Here is the content of the requested subscription at that time: apiVersion: apps.open-cluster-management.io/v1 kind: Subscription metadata: name: "external-secrets-internal-management-eastus" namespace: "container-platform" labels: tenant: container-platform acm-app: "external-secrets" spec: channel: "container-platform-ch-helm/channel" name: "external-secrets" packageFilter: version: "0.1.0" placement: placementRef: name: "internal-management-eastus" packageOverrides: - packageName: "external-secrets" packageAlias: "external-secrets" packageOverrides: - path: spec value: secretStore: cluster-vault: provider: azurekv: authSecretRef: clientId: key: clientId name: kubernetes-external-secrets clientSecret: key: clientSecret name: kubernetes-external-secrets tenantId: e17<DELETED>b6
Forget my previous comment. The real failure is at: I0106 19:29:14.740013 1 panic.go:1038] exit doSubscription: open-cluster-management/hive-clusterimagesets-subscription-fast-0 This I assume is a Git subscription which makes more sense for the panic exit stacktrace. Can you print the output for this subscription? open-cluster-management namespace and the subscription name is hive-clusterimagesets-subscription-fast-0
Created attachment 1850784 [details] hive-clusterimagesets-subscription-fast-0 subscription CR
Added hive-clusterimagesets-subscription-fast-0 subscription CR as an attachment. Please note that currently ACM is working fine and CR status shows all good. The issue I'm reporting happened on January 6th and I don't have a copy of that CR at that time.
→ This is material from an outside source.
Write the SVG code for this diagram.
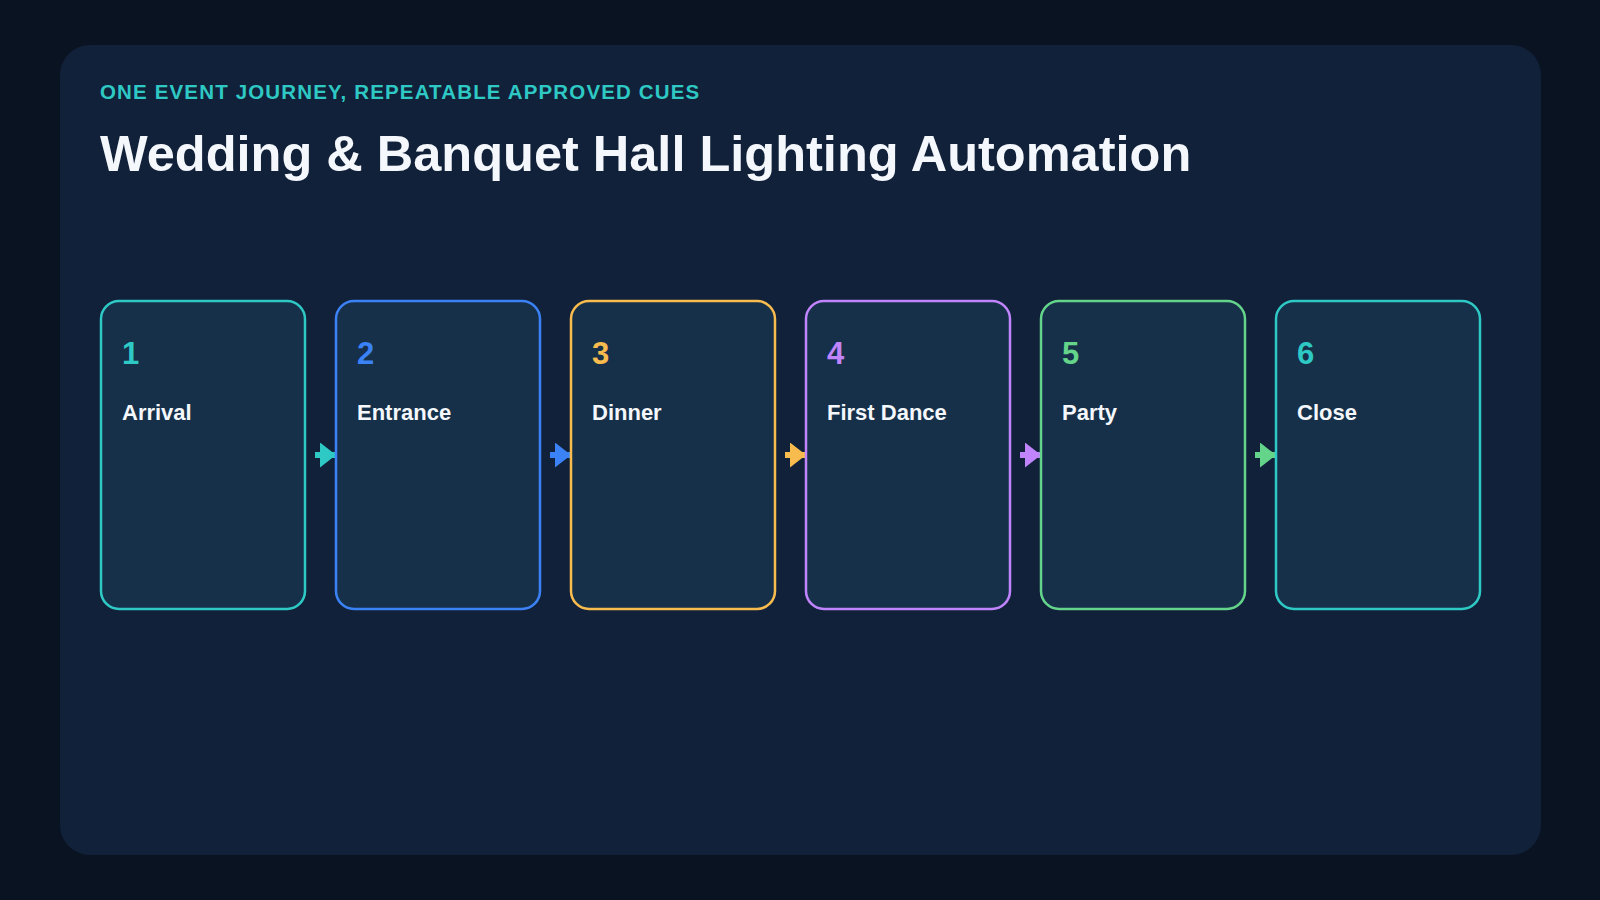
<svg xmlns="http://www.w3.org/2000/svg" width="1600" height="900" viewBox="0 0 1600 900">
<defs>
<style>
.t{font-family:"Liberation Sans",Arial,sans-serif;font-weight:700}
.card{fill:#16304a;stroke-width:2.5}
.num{font-size:31px}
.lbl{font-size:22px;fill:#f4f7fb}
</style>
<marker id="ah-teal" viewBox="0 0 10 10" refX="10" refY="5" markerWidth="16" markerHeight="25" markerUnits="userSpaceOnUse" orient="auto" preserveAspectRatio="none"><path d="M0,0 L10,5 L0,10 Z" fill="#2ec9c4"/></marker>
<marker id="ah-blue" viewBox="0 0 10 10" refX="10" refY="5" markerWidth="16" markerHeight="25" markerUnits="userSpaceOnUse" orient="auto" preserveAspectRatio="none"><path d="M0,0 L10,5 L0,10 Z" fill="#3b82f6"/></marker>
<marker id="ah-amber" viewBox="0 0 10 10" refX="10" refY="5" markerWidth="16" markerHeight="25" markerUnits="userSpaceOnUse" orient="auto" preserveAspectRatio="none"><path d="M0,0 L10,5 L0,10 Z" fill="#f8bb4d"/></marker>
<marker id="ah-purple" viewBox="0 0 10 10" refX="10" refY="5" markerWidth="16" markerHeight="25" markerUnits="userSpaceOnUse" orient="auto" preserveAspectRatio="none"><path d="M0,0 L10,5 L0,10 Z" fill="#c084fc"/></marker>
<marker id="ah-green" viewBox="0 0 10 10" refX="10" refY="5" markerWidth="16" markerHeight="25" markerUnits="userSpaceOnUse" orient="auto" preserveAspectRatio="none"><path d="M0,0 L10,5 L0,10 Z" fill="#63d48a"/></marker>
</defs>
<rect x="0" y="0" width="1600" height="900" fill="#0a1322"/>
<rect x="60" y="45" width="1481" height="810" rx="30" fill="#11213a"/>
<text class="t" x="100" y="99" font-size="20.5" letter-spacing="1.15" fill="#2ec9c4">ONE EVENT JOURNEY, REPEATABLE APPROVED CUES</text>
<text class="t" x="100" y="171" font-size="50.5" fill="#f4f7fb">Wedding &amp; Banquet Hall Lighting Automation</text>
<g id="connectors" stroke-width="6" fill="none">
<line x1="315" y1="455" x2="336" y2="455" stroke="#2ec9c4" marker-end="url(#ah-teal)"/>
<line x1="550" y1="455" x2="571" y2="455" stroke="#3b82f6" marker-end="url(#ah-blue)"/>
<line x1="785" y1="455" x2="806" y2="455" stroke="#f8bb4d" marker-end="url(#ah-amber)"/>
<line x1="1020" y1="455" x2="1041" y2="455" stroke="#c084fc" marker-end="url(#ah-purple)"/>
<line x1="1255" y1="455" x2="1276" y2="455" stroke="#63d48a" marker-end="url(#ah-green)"/>
</g>
<g id="n1"><rect class="card" x="101" y="301" width="204" height="308" rx="18" stroke="#2ec9c4"/><text class="t num" x="122" y="364" fill="#2ec9c4">1</text><text class="t lbl" x="122" y="420">Arrival</text></g>
<g id="n2"><rect class="card" x="336" y="301" width="204" height="308" rx="18" stroke="#3b82f6"/><text class="t num" x="357" y="364" fill="#3b82f6">2</text><text class="t lbl" x="357" y="420">Entrance</text></g>
<g id="n3"><rect class="card" x="571" y="301" width="204" height="308" rx="18" stroke="#f8bb4d"/><text class="t num" x="592" y="364" fill="#f8bb4d">3</text><text class="t lbl" x="592" y="420">Dinner</text></g>
<g id="n4"><rect class="card" x="806" y="301" width="204" height="308" rx="18" stroke="#c084fc"/><text class="t num" x="827" y="364" fill="#c084fc">4</text><text class="t lbl" x="827" y="420">First Dance</text></g>
<g id="n5"><rect class="card" x="1041" y="301" width="204" height="308" rx="18" stroke="#63d48a"/><text class="t num" x="1062" y="364" fill="#63d48a">5</text><text class="t lbl" x="1062" y="420">Party</text></g>
<g id="n6"><rect class="card" x="1276" y="301" width="204" height="308" rx="18" stroke="#2ec9c4"/><text class="t num" x="1297" y="364" fill="#2ec9c4">6</text><text class="t lbl" x="1297" y="420">Close</text></g>
</svg>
I cannot reproduce this issue on the latest 2.4 development branch. I am suspecting this is a duplicate of https://bugzilla.redhat.com/show_bug.cgi?id=2000274 Yerzhan what do you think? Do you have a particular build or a release channel that I can reproduce this issue consistently. If possible can you use a public helm chart that deploys CRDs so we can both have a reference of the chart? This is what I used: channel spec: type: HelmRepo pathname: https://kyverno.github.io/kyverno/ insecureSkipVerify: true subscription spec: name: kyverno placement: local: true
Hi. It's quite possible that it is the duplicate. At the time we experienced this issue ACM cluster was not in a good shape. As determined during troubleshooting - cluster had issues with resources, all secrets were managed via external-secrets and at one point all CR's were gone. As of now everything works fine. If you cannot reproduce - let's close this bug. If this ever happens again - I'll re-open this bug or refer to it in a new one.
Closing as discussed. Thanks for all your help Yerzhan. *** This bug has been marked as a duplicate of bug 2000274 ***